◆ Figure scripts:
--------

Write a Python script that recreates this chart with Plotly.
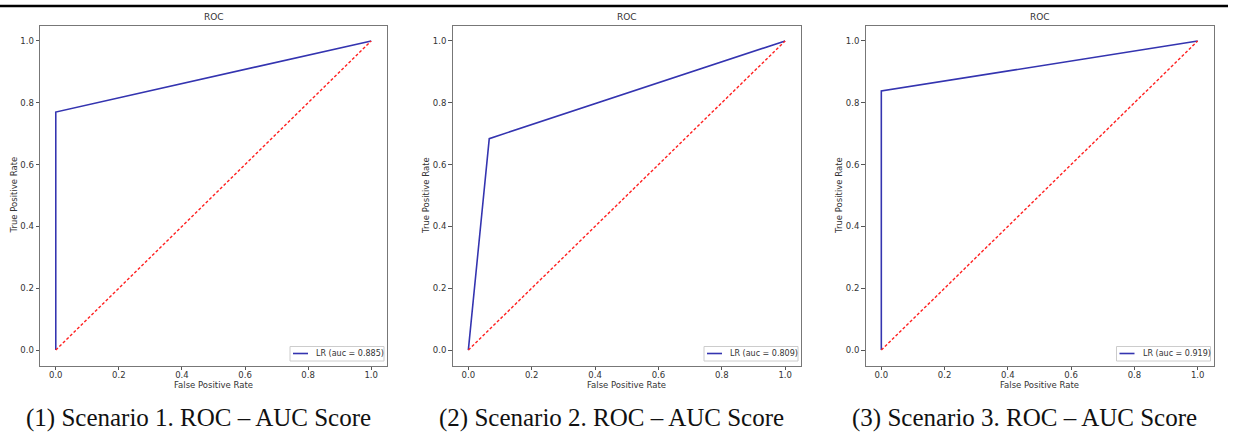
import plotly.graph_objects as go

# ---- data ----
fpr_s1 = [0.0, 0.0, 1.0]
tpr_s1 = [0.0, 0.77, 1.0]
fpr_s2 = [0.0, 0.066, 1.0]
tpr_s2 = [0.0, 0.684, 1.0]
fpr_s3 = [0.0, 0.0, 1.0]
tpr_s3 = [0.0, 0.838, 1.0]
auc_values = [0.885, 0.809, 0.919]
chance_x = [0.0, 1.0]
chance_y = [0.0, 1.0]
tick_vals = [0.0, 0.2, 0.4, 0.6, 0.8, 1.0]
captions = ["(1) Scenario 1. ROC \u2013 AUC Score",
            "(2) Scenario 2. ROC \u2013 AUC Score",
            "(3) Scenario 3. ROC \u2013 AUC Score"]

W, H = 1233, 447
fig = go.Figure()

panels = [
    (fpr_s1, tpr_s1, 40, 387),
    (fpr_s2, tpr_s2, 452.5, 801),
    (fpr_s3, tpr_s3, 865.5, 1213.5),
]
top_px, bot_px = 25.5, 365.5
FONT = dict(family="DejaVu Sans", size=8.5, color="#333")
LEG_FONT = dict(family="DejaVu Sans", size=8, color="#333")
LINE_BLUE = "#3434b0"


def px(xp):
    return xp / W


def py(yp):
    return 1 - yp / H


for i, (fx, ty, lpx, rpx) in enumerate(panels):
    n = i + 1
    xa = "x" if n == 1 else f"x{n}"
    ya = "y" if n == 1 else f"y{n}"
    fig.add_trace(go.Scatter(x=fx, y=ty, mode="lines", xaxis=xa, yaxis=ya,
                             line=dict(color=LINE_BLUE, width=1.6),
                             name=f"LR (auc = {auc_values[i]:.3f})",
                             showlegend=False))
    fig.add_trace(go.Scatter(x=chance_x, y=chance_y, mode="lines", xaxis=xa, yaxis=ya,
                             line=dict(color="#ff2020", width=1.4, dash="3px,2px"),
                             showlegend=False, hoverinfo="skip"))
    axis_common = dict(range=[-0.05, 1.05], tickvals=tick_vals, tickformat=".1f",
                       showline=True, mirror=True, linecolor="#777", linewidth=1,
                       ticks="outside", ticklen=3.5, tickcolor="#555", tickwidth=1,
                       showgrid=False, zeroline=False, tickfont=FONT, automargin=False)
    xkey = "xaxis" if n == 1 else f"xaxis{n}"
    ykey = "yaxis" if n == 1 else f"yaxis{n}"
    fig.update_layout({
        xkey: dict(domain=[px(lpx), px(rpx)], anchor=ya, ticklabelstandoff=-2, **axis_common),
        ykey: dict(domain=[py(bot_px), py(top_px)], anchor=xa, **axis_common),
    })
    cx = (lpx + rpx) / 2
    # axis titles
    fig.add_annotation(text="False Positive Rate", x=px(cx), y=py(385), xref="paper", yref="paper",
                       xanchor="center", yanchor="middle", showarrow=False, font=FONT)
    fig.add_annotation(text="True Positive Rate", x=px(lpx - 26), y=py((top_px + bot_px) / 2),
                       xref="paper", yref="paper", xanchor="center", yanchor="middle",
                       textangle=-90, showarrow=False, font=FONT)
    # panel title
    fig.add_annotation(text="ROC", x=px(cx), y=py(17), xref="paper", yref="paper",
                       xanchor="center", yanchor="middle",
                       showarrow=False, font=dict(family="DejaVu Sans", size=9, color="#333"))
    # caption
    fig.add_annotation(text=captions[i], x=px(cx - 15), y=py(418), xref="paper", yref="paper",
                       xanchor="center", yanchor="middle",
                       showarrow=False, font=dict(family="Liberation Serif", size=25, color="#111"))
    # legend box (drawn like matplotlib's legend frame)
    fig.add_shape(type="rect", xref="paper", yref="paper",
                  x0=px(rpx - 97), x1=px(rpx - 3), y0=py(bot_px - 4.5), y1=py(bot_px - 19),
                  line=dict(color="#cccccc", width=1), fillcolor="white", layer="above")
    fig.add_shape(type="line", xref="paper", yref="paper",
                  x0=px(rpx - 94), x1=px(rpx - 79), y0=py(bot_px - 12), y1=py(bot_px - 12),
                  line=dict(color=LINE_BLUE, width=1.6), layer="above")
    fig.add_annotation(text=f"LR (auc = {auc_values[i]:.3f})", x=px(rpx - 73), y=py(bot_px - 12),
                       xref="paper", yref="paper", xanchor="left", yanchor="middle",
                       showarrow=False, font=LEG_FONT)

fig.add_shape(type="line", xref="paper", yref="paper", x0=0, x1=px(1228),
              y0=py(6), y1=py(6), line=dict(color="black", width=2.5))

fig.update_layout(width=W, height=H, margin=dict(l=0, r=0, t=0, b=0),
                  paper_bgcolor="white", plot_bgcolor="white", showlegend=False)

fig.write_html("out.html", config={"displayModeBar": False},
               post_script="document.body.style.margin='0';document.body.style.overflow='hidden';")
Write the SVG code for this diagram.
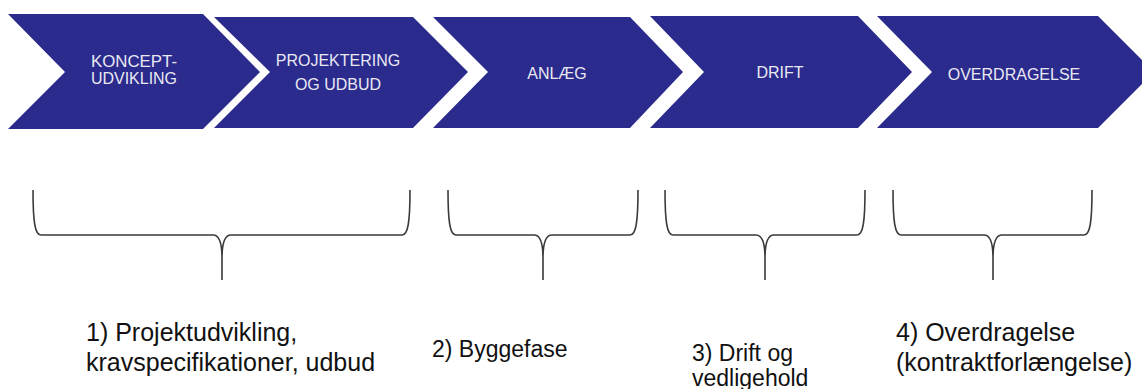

--------

◆ What you have to do: Working from the material above, transcribe it exactly while omitting pictures.

◆ Solved exercise:
Write a Python script that recreates this chart with Plotly.
import plotly.graph_objects as go

# ---- data ----
fpr_s1 = [0.0, 0.0, 1.0]
tpr_s1 = [0.0, 0.77, 1.0]
fpr_s2 = [0.0, 0.066, 1.0]
tpr_s2 = [0.0, 0.684, 1.0]
fpr_s3 = [0.0, 0.0, 1.0]
tpr_s3 = [0.0, 0.838, 1.0]
auc_values = [0.885, 0.809, 0.919]
chance_x = [0.0, 1.0]
chance_y = [0.0, 1.0]
tick_vals = [0.0, 0.2, 0.4, 0.6, 0.8, 1.0]
captions = ["(1) Scenario 1. ROC \u2013 AUC Score",
            "(2) Scenario 2. ROC \u2013 AUC Score",
            "(3) Scenario 3. ROC \u2013 AUC Score"]

W, H = 1233, 447
fig = go.Figure()

panels = [
    (fpr_s1, tpr_s1, 40, 387),
    (fpr_s2, tpr_s2, 452.5, 801),
    (fpr_s3, tpr_s3, 865.5, 1213.5),
]
top_px, bot_px = 25.5, 365.5
FONT = dict(family="DejaVu Sans", size=8.5, color="#333")
LEG_FONT = dict(family="DejaVu Sans", size=8, color="#333")
LINE_BLUE = "#3434b0"


def px(xp):
    return xp / W


def py(yp):
    return 1 - yp / H


for i, (fx, ty, lpx, rpx) in enumerate(panels):
    n = i + 1
    xa = "x" if n == 1 else f"x{n}"
    ya = "y" if n == 1 else f"y{n}"
    fig.add_trace(go.Scatter(x=fx, y=ty, mode="lines", xaxis=xa, yaxis=ya,
                             line=dict(color=LINE_BLUE, width=1.6),
                             name=f"LR (auc = {auc_values[i]:.3f})",
                             showlegend=False))
    fig.add_trace(go.Scatter(x=chance_x, y=chance_y, mode="lines", xaxis=xa, yaxis=ya,
                             line=dict(color="#ff2020", width=1.4, dash="3px,2px"),
                             showlegend=False, hoverinfo="skip"))
    axis_common = dict(range=[-0.05, 1.05], tickvals=tick_vals, tickformat=".1f",
                       showline=True, mirror=True, linecolor="#777", linewidth=1,
                       ticks="outside", ticklen=3.5, tickcolor="#555", tickwidth=1,
                       showgrid=False, zeroline=False, tickfont=FONT, automargin=False)
    xkey = "xaxis" if n == 1 else f"xaxis{n}"
    ykey = "yaxis" if n == 1 else f"yaxis{n}"
    fig.update_layout({
        xkey: dict(domain=[px(lpx), px(rpx)], anchor=ya, ticklabelstandoff=-2, **axis_common),
        ykey: dict(domain=[py(bot_px), py(top_px)], anchor=xa, **axis_common),
    })
    cx = (lpx + rpx) / 2
    # axis titles
    fig.add_annotation(text="False Positive Rate", x=px(cx), y=py(385), xref="paper", yref="paper",
                       xanchor="center", yanchor="middle", showarrow=False, font=FONT)
    fig.add_annotation(text="True Positive Rate", x=px(lpx - 26), y=py((top_px + bot_px) / 2),
                       xref="paper", yref="paper", xanchor="center", yanchor="middle",
                       textangle=-90, showarrow=False, font=FONT)
    # panel title
    fig.add_annotation(text="ROC", x=px(cx), y=py(17), xref="paper", yref="paper",
                       xanchor="center", yanchor="middle",
                       showarrow=False, font=dict(family="DejaVu Sans", size=9, color="#333"))
    # caption
    fig.add_annotation(text=captions[i], x=px(cx - 15), y=py(418), xref="paper", yref="paper",
                       xanchor="center", yanchor="middle",
                       showarrow=False, font=dict(family="Liberation Serif", size=25, color="#111"))
    # legend box (drawn like matplotlib's legend frame)
    fig.add_shape(type="rect", xref="paper", yref="paper",
                  x0=px(rpx - 97), x1=px(rpx - 3), y0=py(bot_px - 4.5), y1=py(bot_px - 19),
                  line=dict(color="#cccccc", width=1), fillcolor="white", layer="above")
    fig.add_shape(type="line", xref="paper", yref="paper",
                  x0=px(rpx - 94), x1=px(rpx - 79), y0=py(bot_px - 12), y1=py(bot_px - 12),
                  line=dict(color=LINE_BLUE, width=1.6), layer="above")
    fig.add_annotation(text=f"LR (auc = {auc_values[i]:.3f})", x=px(rpx - 73), y=py(bot_px - 12),
                       xref="paper", yref="paper", xanchor="left", yanchor="middle",
                       showarrow=False, font=LEG_FONT)

fig.add_shape(type="line", xref="paper", yref="paper", x0=0, x1=px(1228),
              y0=py(6), y1=py(6), line=dict(color="black", width=2.5))

fig.update_layout(width=W, height=H, margin=dict(l=0, r=0, t=0, b=0),
                  paper_bgcolor="white", plot_bgcolor="white", showlegend=False)

fig.write_html("out.html", config={"displayModeBar": False},
               post_script="document.body.style.margin='0';document.body.style.overflow='hidden';")
Write the SVG code for this diagram.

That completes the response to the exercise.